» WORK TO DO
Print the listing in its entirety and exactly, leaving out images.

» DATA TO PROCESS
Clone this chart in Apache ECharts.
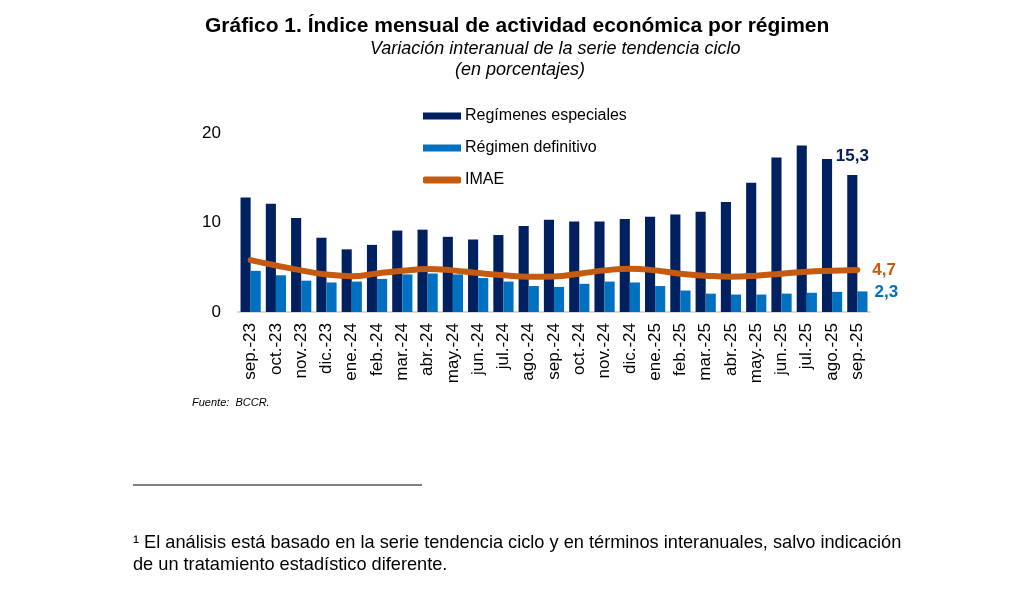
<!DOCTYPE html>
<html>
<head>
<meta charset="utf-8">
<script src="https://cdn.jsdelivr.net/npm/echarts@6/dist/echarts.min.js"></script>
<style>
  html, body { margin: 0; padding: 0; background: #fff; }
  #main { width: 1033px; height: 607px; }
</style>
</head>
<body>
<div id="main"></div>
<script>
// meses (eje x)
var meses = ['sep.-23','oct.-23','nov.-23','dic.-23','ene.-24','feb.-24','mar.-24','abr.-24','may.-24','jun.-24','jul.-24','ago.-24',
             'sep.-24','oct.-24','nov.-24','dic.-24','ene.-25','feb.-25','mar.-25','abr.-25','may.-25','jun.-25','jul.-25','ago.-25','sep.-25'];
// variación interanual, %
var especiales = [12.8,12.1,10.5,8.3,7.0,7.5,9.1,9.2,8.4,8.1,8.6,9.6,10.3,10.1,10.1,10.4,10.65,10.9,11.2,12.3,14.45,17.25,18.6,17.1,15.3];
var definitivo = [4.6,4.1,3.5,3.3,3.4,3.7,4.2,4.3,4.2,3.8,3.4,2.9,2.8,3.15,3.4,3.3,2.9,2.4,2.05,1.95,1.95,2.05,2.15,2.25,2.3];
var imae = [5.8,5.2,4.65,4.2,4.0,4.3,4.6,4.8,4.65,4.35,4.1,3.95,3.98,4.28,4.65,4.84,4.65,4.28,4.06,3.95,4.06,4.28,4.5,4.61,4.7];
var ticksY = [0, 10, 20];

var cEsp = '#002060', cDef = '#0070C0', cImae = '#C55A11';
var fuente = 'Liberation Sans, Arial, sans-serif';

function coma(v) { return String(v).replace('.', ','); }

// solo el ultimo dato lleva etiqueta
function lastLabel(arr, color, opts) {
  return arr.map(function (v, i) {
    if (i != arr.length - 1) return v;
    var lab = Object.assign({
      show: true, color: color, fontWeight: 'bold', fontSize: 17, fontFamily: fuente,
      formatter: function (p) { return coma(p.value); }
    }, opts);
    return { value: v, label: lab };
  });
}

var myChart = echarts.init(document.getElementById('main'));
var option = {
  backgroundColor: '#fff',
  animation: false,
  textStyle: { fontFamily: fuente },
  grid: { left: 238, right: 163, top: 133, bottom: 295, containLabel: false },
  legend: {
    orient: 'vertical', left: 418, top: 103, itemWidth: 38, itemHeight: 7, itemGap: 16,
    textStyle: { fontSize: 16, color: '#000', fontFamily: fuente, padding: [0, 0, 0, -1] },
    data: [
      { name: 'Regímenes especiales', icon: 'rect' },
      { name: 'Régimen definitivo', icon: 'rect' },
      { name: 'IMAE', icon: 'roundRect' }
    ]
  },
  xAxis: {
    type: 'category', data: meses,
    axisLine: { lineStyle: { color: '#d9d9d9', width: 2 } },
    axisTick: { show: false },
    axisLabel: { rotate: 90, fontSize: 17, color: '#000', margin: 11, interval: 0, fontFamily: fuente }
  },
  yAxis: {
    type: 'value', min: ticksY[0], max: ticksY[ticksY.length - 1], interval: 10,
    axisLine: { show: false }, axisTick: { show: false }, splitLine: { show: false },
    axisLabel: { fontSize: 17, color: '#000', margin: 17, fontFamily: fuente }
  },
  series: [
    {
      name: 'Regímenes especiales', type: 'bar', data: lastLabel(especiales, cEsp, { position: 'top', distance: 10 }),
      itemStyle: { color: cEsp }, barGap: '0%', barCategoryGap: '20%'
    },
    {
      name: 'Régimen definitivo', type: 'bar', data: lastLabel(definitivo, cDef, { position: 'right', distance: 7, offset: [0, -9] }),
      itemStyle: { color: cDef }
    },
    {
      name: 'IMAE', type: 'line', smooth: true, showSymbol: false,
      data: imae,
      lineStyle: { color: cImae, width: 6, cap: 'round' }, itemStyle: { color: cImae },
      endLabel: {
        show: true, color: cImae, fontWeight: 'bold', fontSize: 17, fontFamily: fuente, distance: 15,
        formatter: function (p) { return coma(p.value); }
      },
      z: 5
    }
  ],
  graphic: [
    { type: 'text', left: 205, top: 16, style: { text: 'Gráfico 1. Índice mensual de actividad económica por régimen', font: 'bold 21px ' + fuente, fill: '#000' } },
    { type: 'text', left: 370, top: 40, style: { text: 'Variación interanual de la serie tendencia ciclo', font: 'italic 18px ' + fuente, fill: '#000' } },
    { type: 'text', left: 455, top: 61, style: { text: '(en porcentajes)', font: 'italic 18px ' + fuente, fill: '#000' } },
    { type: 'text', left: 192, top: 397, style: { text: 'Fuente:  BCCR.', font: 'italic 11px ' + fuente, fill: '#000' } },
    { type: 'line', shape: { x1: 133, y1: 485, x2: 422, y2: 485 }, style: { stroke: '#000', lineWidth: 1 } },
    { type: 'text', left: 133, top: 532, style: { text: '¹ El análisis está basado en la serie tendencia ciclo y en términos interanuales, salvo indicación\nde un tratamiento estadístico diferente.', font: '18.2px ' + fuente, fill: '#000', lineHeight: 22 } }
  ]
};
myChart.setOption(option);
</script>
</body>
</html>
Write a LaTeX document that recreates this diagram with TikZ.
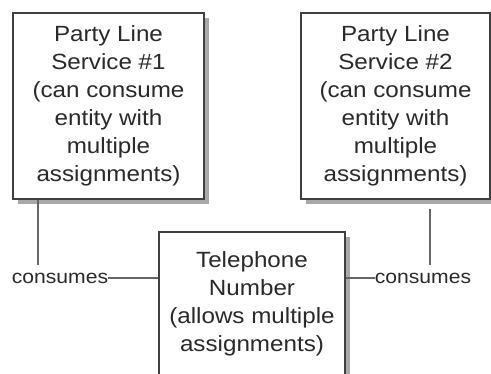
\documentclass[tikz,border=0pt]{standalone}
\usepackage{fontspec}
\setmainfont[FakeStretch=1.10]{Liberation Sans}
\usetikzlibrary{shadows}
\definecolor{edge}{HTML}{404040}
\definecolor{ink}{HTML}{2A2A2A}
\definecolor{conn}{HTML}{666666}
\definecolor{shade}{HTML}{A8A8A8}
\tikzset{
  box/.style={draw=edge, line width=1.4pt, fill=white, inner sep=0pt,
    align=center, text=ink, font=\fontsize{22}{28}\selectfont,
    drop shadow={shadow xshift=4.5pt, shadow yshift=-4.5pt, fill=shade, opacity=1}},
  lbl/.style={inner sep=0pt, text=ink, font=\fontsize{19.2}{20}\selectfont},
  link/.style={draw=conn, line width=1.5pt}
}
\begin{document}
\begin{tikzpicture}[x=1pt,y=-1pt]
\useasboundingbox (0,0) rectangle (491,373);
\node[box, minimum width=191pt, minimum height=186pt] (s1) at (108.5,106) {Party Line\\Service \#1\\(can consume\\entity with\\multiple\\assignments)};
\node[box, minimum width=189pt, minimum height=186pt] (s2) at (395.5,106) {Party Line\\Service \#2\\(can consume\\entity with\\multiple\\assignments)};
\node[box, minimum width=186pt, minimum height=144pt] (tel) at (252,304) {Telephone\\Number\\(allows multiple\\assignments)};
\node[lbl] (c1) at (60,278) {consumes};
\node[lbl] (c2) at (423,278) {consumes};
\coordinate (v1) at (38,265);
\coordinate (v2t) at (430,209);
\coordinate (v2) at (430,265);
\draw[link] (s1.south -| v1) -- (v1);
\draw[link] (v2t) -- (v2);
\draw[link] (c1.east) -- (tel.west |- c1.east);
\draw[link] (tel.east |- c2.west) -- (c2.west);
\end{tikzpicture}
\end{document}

» EXERCISE ANSWER
Clone this chart in Apache ECharts.
<!DOCTYPE html>
<html>
<head>
<meta charset="utf-8">
<script src="https://cdn.jsdelivr.net/npm/echarts@6/dist/echarts.min.js"></script>
<style>
  html, body { margin: 0; padding: 0; background: #fff; }
  #main { width: 1033px; height: 607px; }
</style>
</head>
<body>
<div id="main"></div>
<script>
// meses (eje x)
var meses = ['sep.-23','oct.-23','nov.-23','dic.-23','ene.-24','feb.-24','mar.-24','abr.-24','may.-24','jun.-24','jul.-24','ago.-24',
             'sep.-24','oct.-24','nov.-24','dic.-24','ene.-25','feb.-25','mar.-25','abr.-25','may.-25','jun.-25','jul.-25','ago.-25','sep.-25'];
// variación interanual, %
var especiales = [12.8,12.1,10.5,8.3,7.0,7.5,9.1,9.2,8.4,8.1,8.6,9.6,10.3,10.1,10.1,10.4,10.65,10.9,11.2,12.3,14.45,17.25,18.6,17.1,15.3];
var definitivo = [4.6,4.1,3.5,3.3,3.4,3.7,4.2,4.3,4.2,3.8,3.4,2.9,2.8,3.15,3.4,3.3,2.9,2.4,2.05,1.95,1.95,2.05,2.15,2.25,2.3];
var imae = [5.8,5.2,4.65,4.2,4.0,4.3,4.6,4.8,4.65,4.35,4.1,3.95,3.98,4.28,4.65,4.84,4.65,4.28,4.06,3.95,4.06,4.28,4.5,4.61,4.7];
var ticksY = [0, 10, 20];

var cEsp = '#002060', cDef = '#0070C0', cImae = '#C55A11';
var fuente = 'Liberation Sans, Arial, sans-serif';

function coma(v) { return String(v).replace('.', ','); }

// solo el ultimo dato lleva etiqueta
function lastLabel(arr, color, opts) {
  return arr.map(function (v, i) {
    if (i != arr.length - 1) return v;
    var lab = Object.assign({
      show: true, color: color, fontWeight: 'bold', fontSize: 17, fontFamily: fuente,
      formatter: function (p) { return coma(p.value); }
    }, opts);
    return { value: v, label: lab };
  });
}

var myChart = echarts.init(document.getElementById('main'));
var option = {
  backgroundColor: '#fff',
  animation: false,
  textStyle: { fontFamily: fuente },
  grid: { left: 238, right: 163, top: 133, bottom: 295, containLabel: false },
  legend: {
    orient: 'vertical', left: 418, top: 103, itemWidth: 38, itemHeight: 7, itemGap: 16,
    textStyle: { fontSize: 16, color: '#000', fontFamily: fuente, padding: [0, 0, 0, -1] },
    data: [
      { name: 'Regímenes especiales', icon: 'rect' },
      { name: 'Régimen definitivo', icon: 'rect' },
      { name: 'IMAE', icon: 'roundRect' }
    ]
  },
  xAxis: {
    type: 'category', data: meses,
    axisLine: { lineStyle: { color: '#d9d9d9', width: 2 } },
    axisTick: { show: false },
    axisLabel: { rotate: 90, fontSize: 17, color: '#000', margin: 11, interval: 0, fontFamily: fuente }
  },
  yAxis: {
    type: 'value', min: ticksY[0], max: ticksY[ticksY.length - 1], interval: 10,
    axisLine: { show: false }, axisTick: { show: false }, splitLine: { show: false },
    axisLabel: { fontSize: 17, color: '#000', margin: 17, fontFamily: fuente }
  },
  series: [
    {
      name: 'Regímenes especiales', type: 'bar', data: lastLabel(especiales, cEsp, { position: 'top', distance: 10 }),
      itemStyle: { color: cEsp }, barGap: '0%', barCategoryGap: '20%'
    },
    {
      name: 'Régimen definitivo', type: 'bar', data: lastLabel(definitivo, cDef, { position: 'right', distance: 7, offset: [0, -9] }),
      itemStyle: { color: cDef }
    },
    {
      name: 'IMAE', type: 'line', smooth: true, showSymbol: false,
      data: imae,
      lineStyle: { color: cImae, width: 6, cap: 'round' }, itemStyle: { color: cImae },
      endLabel: {
        show: true, color: cImae, fontWeight: 'bold', fontSize: 17, fontFamily: fuente, distance: 15,
        formatter: function (p) { return coma(p.value); }
      },
      z: 5
    }
  ],
  graphic: [
    { type: 'text', left: 205, top: 16, style: { text: 'Gráfico 1. Índice mensual de actividad económica por régimen', font: 'bold 21px ' + fuente, fill: '#000' } },
    { type: 'text', left: 370, top: 40, style: { text: 'Variación interanual de la serie tendencia ciclo', font: 'italic 18px ' + fuente, fill: '#000' } },
    { type: 'text', left: 455, top: 61, style: { text: '(en porcentajes)', font: 'italic 18px ' + fuente, fill: '#000' } },
    { type: 'text', left: 192, top: 397, style: { text: 'Fuente:  BCCR.', font: 'italic 11px ' + fuente, fill: '#000' } },
    { type: 'line', shape: { x1: 133, y1: 485, x2: 422, y2: 485 }, style: { stroke: '#000', lineWidth: 1 } },
    { type: 'text', left: 133, top: 532, style: { text: '¹ El análisis está basado en la serie tendencia ciclo y en términos interanuales, salvo indicación\nde un tratamiento estadístico diferente.', font: '18.2px ' + fuente, fill: '#000', lineHeight: 22 } }
  ]
};
myChart.setOption(option);
</script>
</body>
</html>
Write a LaTeX document that recreates this diagram with TikZ.
\documentclass[tikz,border=0pt]{standalone}
\usepackage{fontspec}
\setmainfont[FakeStretch=1.10]{Liberation Sans}
\usetikzlibrary{shadows}
\definecolor{edge}{HTML}{404040}
\definecolor{ink}{HTML}{2A2A2A}
\definecolor{conn}{HTML}{666666}
\definecolor{shade}{HTML}{A8A8A8}
\tikzset{
  box/.style={draw=edge, line width=1.4pt, fill=white, inner sep=0pt,
    align=center, text=ink, font=\fontsize{22}{28}\selectfont,
    drop shadow={shadow xshift=4.5pt, shadow yshift=-4.5pt, fill=shade, opacity=1}},
  lbl/.style={inner sep=0pt, text=ink, font=\fontsize{19.2}{20}\selectfont},
  link/.style={draw=conn, line width=1.5pt}
}
\begin{document}
\begin{tikzpicture}[x=1pt,y=-1pt]
\useasboundingbox (0,0) rectangle (491,373);
\node[box, minimum width=191pt, minimum height=186pt] (s1) at (108.5,106) {Party Line\\Service \#1\\(can consume\\entity with\\multiple\\assignments)};
\node[box, minimum width=189pt, minimum height=186pt] (s2) at (395.5,106) {Party Line\\Service \#2\\(can consume\\entity with\\multiple\\assignments)};
\node[box, minimum width=186pt, minimum height=144pt] (tel) at (252,304) {Telephone\\Number\\(allows multiple\\assignments)};
\node[lbl] (c1) at (60,278) {consumes};
\node[lbl] (c2) at (423,278) {consumes};
\coordinate (v1) at (38,265);
\coordinate (v2t) at (430,209);
\coordinate (v2) at (430,265);
\draw[link] (s1.south -| v1) -- (v1);
\draw[link] (v2t) -- (v2);
\draw[link] (c1.east) -- (tel.west |- c1.east);
\draw[link] (tel.east |- c2.west) -- (c2.west);
\end{tikzpicture}
\end{document}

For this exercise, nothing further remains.